Wow! Thanks so much for reading my poem and your kind words. I’m not a very political person usually, but when my LGBT and minority friends are scared and hurting, like they were after this election, I come alive like an Ent and march on Isengard. I work hard to recognize my own privileges and ignorance, protect my students and friends from microaggressions and toxic behaviors/situations, and reevaluate a lot of popular culture I mindlessly consumed before. Writing for me has always been an escape, but I find what I’ve published the last few years explores more of my personal experiences and challenges. I know I still get things wrong, and I’m scared, but I’m going to keep publishing anyway. I get really uncomfortable talking about race and I think that’s a great place for me to push and grow personally, so I’m going to take that uncomfortable feeling and use it as a guide to keep learning and trying to change. I do like to escape on occasion by allowing myself to write some pretty standard dragon-slayer/terminator/aliens/vampire action adventure/romance, whatever’s churning around in my hindbrain from a childhood of solid 80s/90s sci-fi and gaming. In the past, if something worthy of polishing and revision came out of that play, I’d have to go back and insert diverse characters, but now I find characters from a spectrum of shapes/sizes/colors/gender-status naturally growing into my fiction.

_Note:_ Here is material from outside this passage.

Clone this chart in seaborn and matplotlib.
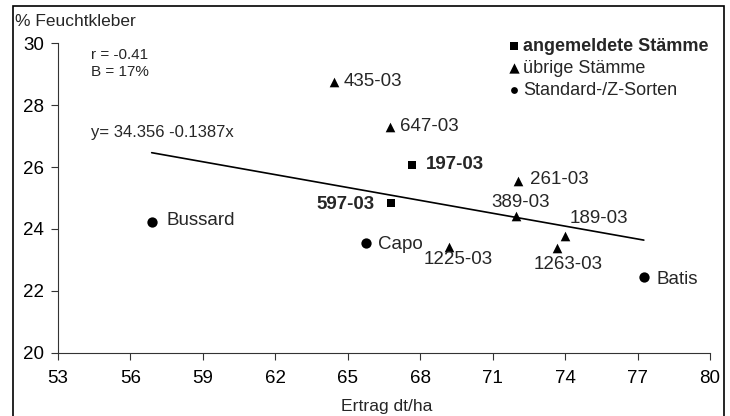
import seaborn as sns
import matplotlib.pyplot as plt
from matplotlib.patches import Rectangle

# data
names = ["197-03", "597-03", "435-03", "647-03", "261-03", "389-03",
         "189-03", "1263-03", "1225-03", "Bussard", "Capo", "Batis"]
ertrag = [67.66, 66.79, 64.41, 66.76, 72.05, 71.97, 73.98, 73.67, 69.18, 56.88, 65.75, 77.26]
kleber = [26.07, 24.85, 28.76, 27.31, 25.55, 24.42, 23.78, 23.39, 23.41, 24.24, 23.54, 22.44]
gruppe = ["angemeldete Stämme"] * 2 + ["übrige Stämme"] * 7 + ["Standard-/Z-Sorten"] * 3
gruppen = ["angemeldete Stämme", "übrige Stämme", "Standard-/Z-Sorten"]
achsen_x = [53, 56, 59, 62, 65, 68, 71, 74, 77, 80]
achsen_y = [20, 22, 24, 26, 28, 30]
# regression y = a + b*x as printed in the chart
reg_a = 34.356
reg_b = -0.1387

sns.set_theme(style="ticks")
plt.rcParams["font.family"] = ["Liberation Sans", "DejaVu Sans"]

fig = plt.figure(figsize=(7.3, 4.16), dpi=100)
ax = fig.add_axes([58 / 730, 1 - 352.7 / 416, (710 - 58) / 730, (352.7 - 43.4) / 416])

# marker style per group
stil = {"angemeldete Stämme": ("s", 38), "übrige Stämme": ("^", 48), "Standard-/Z-Sorten": ("o", 55)}
for g in gruppen:
    xs = [x for x, gg in zip(ertrag, gruppe) if gg == g]
    ys = [y for y, gg in zip(kleber, gruppe) if gg == g]
    sns.scatterplot(x=xs, y=ys, marker=stil[g][0], s=stil[g][1], color="black",
                    edgecolor="black", linewidth=0, label=g, ax=ax, zorder=3)

# regression line over the data range
lx = [min(ertrag), max(ertrag)]
ly = [reg_a + reg_b * v for v in lx]
sns.lineplot(x=lx, y=ly, color="black", linewidth=1.2, ax=ax, zorder=2)

# point labels: offset in pixels, alignment, bold
lab_pos = {
    "197-03": (14, 0, "left", True),
    "597-03": (-16, -2, "right", True),
    "435-03": (10, 0, "left", False),
    "647-03": (10, 0, "left", False),
    "261-03": (12, 2, "left", False),
    "389-03": (5, 13, "center", False),
    "189-03": (5, 17, "left", False),
    "1263-03": (11, -17, "center", False),
    "1225-03": (9, -12, "center", False),
    "Bussard": (15, 1, "left", False),
    "Capo": (12, -1, "left", False),
    "Batis": (13, -2, "left", False),
}
for n, x, y in zip(names, ertrag, kleber):
    dx, dy, ha, bold = lab_pos[n]
    ax.annotate(n, (x, y), xytext=(dx, dy), textcoords="offset pixels",
                ha=ha, va="center", fontsize=13.5,
                fontweight="bold" if bold else "normal")

ax.set_xlim(53, 80)
ax.set_ylim(20, 30)
ax.set_xticks(achsen_x)
ax.set_yticks(achsen_y)
ax.tick_params(axis="both", direction="out", length=5, width=0.8, color="#333333",
               labelsize=13.5, labelcolor="black")
ax.tick_params(axis="x", pad=7.5)
ax.tick_params(axis="y", pad=5)
for s in ["top", "right"]:
    ax.spines[s].set_visible(False)
for s in ["left", "bottom"]:
    ax.spines[s].set_linewidth(0.8)
    ax.spines[s].set_color("#333333")
ax.set_xlabel("")
ax.set_ylabel("")

leg = ax.legend(loc="upper left", bbox_to_anchor=(497 / 730, 1 - 29 / 416),
                bbox_transform=fig.transFigure, frameon=False, fontsize=13,
                handletextpad=0.05, handlelength=0.9, labelspacing=0.28,
                borderpad=0)
leg.get_texts()[0].set_fontweight("bold")
for h, sz in zip(leg.legend_handles, [34, 55, 24]):
    h.set_sizes([sz])

ax.text(91 / 730, 1 - 55 / 416, "r = -0.41", transform=fig.transFigure,
        fontsize=11, va="center", ha="left")
ax.text(91 / 730, 1 - 72 / 416, "B = 17%", transform=fig.transFigure,
        fontsize=11, va="center", ha="left")
ax.text(91 / 730, 1 - 133 / 416, "y= 34.356 -0.1387x", transform=fig.transFigure,
        fontsize=12, va="center", ha="left")

fig.text(15 / 730, 1 - 22 / 416, "% Feuchtkleber", fontsize=12.5, va="center", ha="left")
fig.text(387 / 730, 1 - 407 / 416, "Ertrag dt/ha", fontsize=12.6, va="center", ha="center")

# outer frame around the chart
fig.patches.append(Rectangle((13 / 730, -0.02), (724 - 13) / 730, 0.02 + 1 - 6 / 416,
                             transform=fig.transFigure, fill=False,
                             edgecolor="black", linewidth=1.2))

fig.savefig("out.png", dpi=100)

19. While walking through the woods, you hear a howl in the distance. Above you in the trees, crows perch, watching you. And, for a moment, you swear they are laughing, at you. From behind the trees you hear whispers and laughter but when you investigate, there is no one there. Turning around confused, you see three ghostly figures floating before you. The lead ghost points at you and smiles. From beneath you, skeletal hands burst forth from the ground. You can have one weapon of your choice, three books and one luxury item...what do you do?
Well, first I make sure that the Command Undead spell I just recited from one of the books was correct and the skeletons are actually under my control. Their first order will be set up my weapon of choice, the robot sentry (Aliens: UA 571-C Automated Sentry Gun) with silver rounds to hold off the incoming werewolves while they complete their second command, which is to dig some nice sturdy trenches. Considering the crows are watching me, laughing, and I hear whispers and laughter from the trees, I’ll tell the damn druid to stop goofing around and get her and her animal companions inside the parameter before the robot sentries are active and ask her to start laying down defensive spells before the pack arrives. Next, I’ll command the friendly, smiling ghosts to range out and around with the crows and report on the pack’s position and when we can expect incoming. Next, I’ll deploy my luxury item, Perkin’s tent from Harry Potter (remember the undetectable extension charm and the smell of cats?) so we have a base for however long this siege is going to last. Then I’ll settle in with the books and see what other spells may be of use…
20. What would you like fans and potential fans to know about you as a person?
I am a huge nerd and an extrovert and I love people. If you see me at a convention (I’ll be the tall woman in a Star Wars-print dress) please don’t be shy—come right up and start discussing either Aliens or Spaceballs.